▶ _Aim_
Give back the records below exactly, every one, with no pictures.

▶ _Records provided_
________________
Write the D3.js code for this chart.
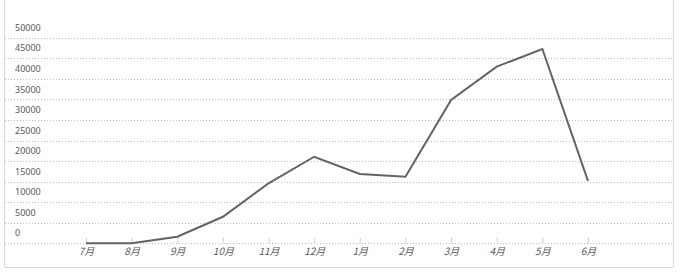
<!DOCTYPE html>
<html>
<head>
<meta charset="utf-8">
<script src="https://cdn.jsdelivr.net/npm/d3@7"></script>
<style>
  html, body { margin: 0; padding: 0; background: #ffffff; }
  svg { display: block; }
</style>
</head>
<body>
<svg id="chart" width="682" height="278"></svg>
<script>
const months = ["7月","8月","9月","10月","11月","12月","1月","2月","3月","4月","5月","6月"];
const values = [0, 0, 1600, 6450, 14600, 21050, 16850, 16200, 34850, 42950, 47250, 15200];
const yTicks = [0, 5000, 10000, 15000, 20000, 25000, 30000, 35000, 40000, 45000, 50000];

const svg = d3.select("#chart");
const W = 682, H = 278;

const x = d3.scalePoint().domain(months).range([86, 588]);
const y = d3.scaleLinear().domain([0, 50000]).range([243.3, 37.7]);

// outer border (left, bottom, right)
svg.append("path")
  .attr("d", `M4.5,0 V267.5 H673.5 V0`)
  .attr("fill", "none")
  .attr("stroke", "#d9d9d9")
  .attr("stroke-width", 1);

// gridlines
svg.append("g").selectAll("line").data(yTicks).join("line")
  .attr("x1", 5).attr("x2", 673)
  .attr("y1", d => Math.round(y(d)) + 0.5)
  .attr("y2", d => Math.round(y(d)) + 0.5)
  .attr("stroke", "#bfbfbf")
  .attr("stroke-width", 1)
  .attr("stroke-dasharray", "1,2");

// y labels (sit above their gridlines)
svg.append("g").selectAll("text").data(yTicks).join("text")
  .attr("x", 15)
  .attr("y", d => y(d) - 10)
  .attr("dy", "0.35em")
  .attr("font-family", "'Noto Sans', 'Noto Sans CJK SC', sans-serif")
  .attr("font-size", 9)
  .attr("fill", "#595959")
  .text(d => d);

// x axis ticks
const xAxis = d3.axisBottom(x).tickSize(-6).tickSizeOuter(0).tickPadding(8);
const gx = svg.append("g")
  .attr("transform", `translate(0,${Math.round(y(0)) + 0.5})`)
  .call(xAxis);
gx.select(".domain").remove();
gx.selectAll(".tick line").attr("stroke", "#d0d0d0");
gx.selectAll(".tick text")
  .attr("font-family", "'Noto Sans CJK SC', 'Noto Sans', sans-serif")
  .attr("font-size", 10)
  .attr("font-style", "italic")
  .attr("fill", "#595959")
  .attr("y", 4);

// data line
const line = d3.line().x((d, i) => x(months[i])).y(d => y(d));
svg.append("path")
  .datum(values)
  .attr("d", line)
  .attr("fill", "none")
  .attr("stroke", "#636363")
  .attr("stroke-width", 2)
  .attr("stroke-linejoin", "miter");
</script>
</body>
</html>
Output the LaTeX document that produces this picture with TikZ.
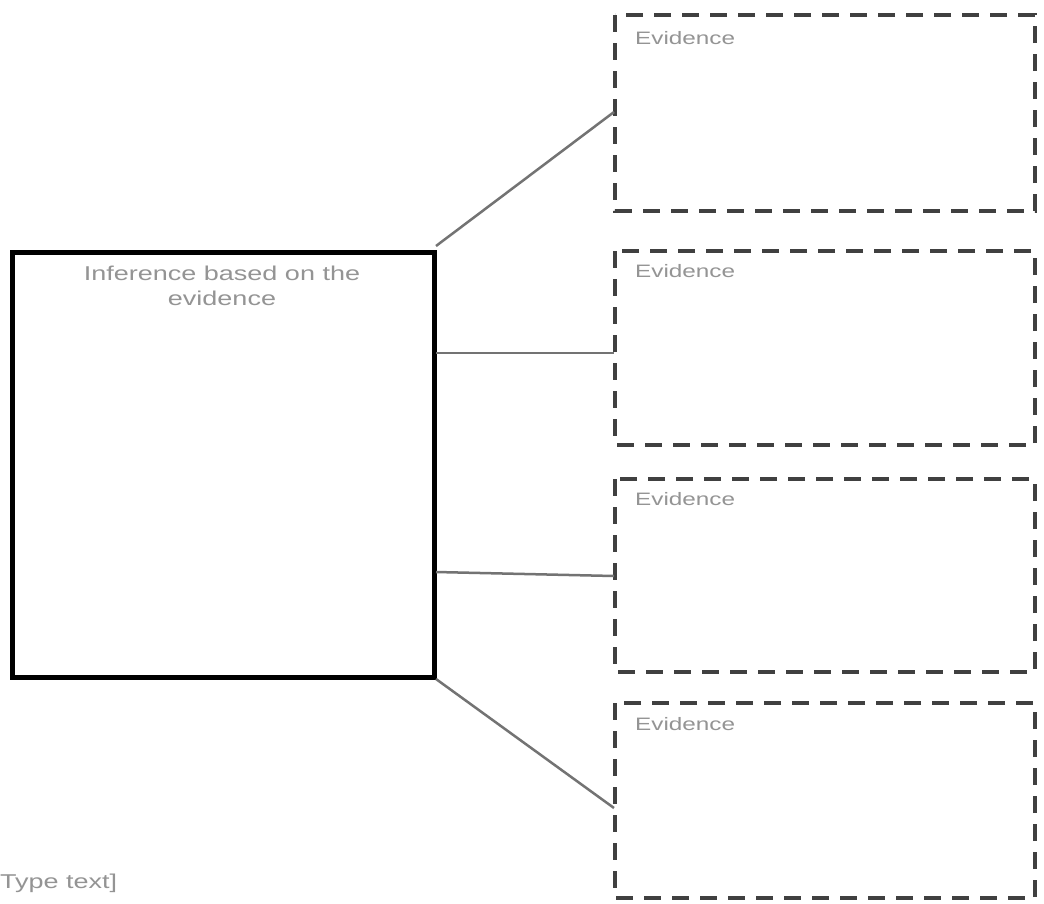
________________
▶ _Completed exercise_
Write the D3.js code for this chart.
<!DOCTYPE html>
<html>
<head>
<meta charset="utf-8">
<script src="https://cdn.jsdelivr.net/npm/d3@7"></script>
<style>
  html, body { margin: 0; padding: 0; background: #ffffff; }
  svg { display: block; }
</style>
</head>
<body>
<svg id="chart" width="682" height="278"></svg>
<script>
const months = ["7月","8月","9月","10月","11月","12月","1月","2月","3月","4月","5月","6月"];
const values = [0, 0, 1600, 6450, 14600, 21050, 16850, 16200, 34850, 42950, 47250, 15200];
const yTicks = [0, 5000, 10000, 15000, 20000, 25000, 30000, 35000, 40000, 45000, 50000];

const svg = d3.select("#chart");
const W = 682, H = 278;

const x = d3.scalePoint().domain(months).range([86, 588]);
const y = d3.scaleLinear().domain([0, 50000]).range([243.3, 37.7]);

// outer border (left, bottom, right)
svg.append("path")
  .attr("d", `M4.5,0 V267.5 H673.5 V0`)
  .attr("fill", "none")
  .attr("stroke", "#d9d9d9")
  .attr("stroke-width", 1);

// gridlines
svg.append("g").selectAll("line").data(yTicks).join("line")
  .attr("x1", 5).attr("x2", 673)
  .attr("y1", d => Math.round(y(d)) + 0.5)
  .attr("y2", d => Math.round(y(d)) + 0.5)
  .attr("stroke", "#bfbfbf")
  .attr("stroke-width", 1)
  .attr("stroke-dasharray", "1,2");

// y labels (sit above their gridlines)
svg.append("g").selectAll("text").data(yTicks).join("text")
  .attr("x", 15)
  .attr("y", d => y(d) - 10)
  .attr("dy", "0.35em")
  .attr("font-family", "'Noto Sans', 'Noto Sans CJK SC', sans-serif")
  .attr("font-size", 9)
  .attr("fill", "#595959")
  .text(d => d);

// x axis ticks
const xAxis = d3.axisBottom(x).tickSize(-6).tickSizeOuter(0).tickPadding(8);
const gx = svg.append("g")
  .attr("transform", `translate(0,${Math.round(y(0)) + 0.5})`)
  .call(xAxis);
gx.select(".domain").remove();
gx.selectAll(".tick line").attr("stroke", "#d0d0d0");
gx.selectAll(".tick text")
  .attr("font-family", "'Noto Sans CJK SC', 'Noto Sans', sans-serif")
  .attr("font-size", 10)
  .attr("font-style", "italic")
  .attr("fill", "#595959")
  .attr("y", 4);

// data line
const line = d3.line().x((d, i) => x(months[i])).y(d => y(d));
svg.append("path")
  .datum(values)
  .attr("d", line)
  .attr("fill", "none")
  .attr("stroke", "#636363")
  .attr("stroke-width", 2)
  .attr("stroke-linejoin", "miter");
</script>
</body>
</html>
Output the LaTeX document that produces this picture with TikZ.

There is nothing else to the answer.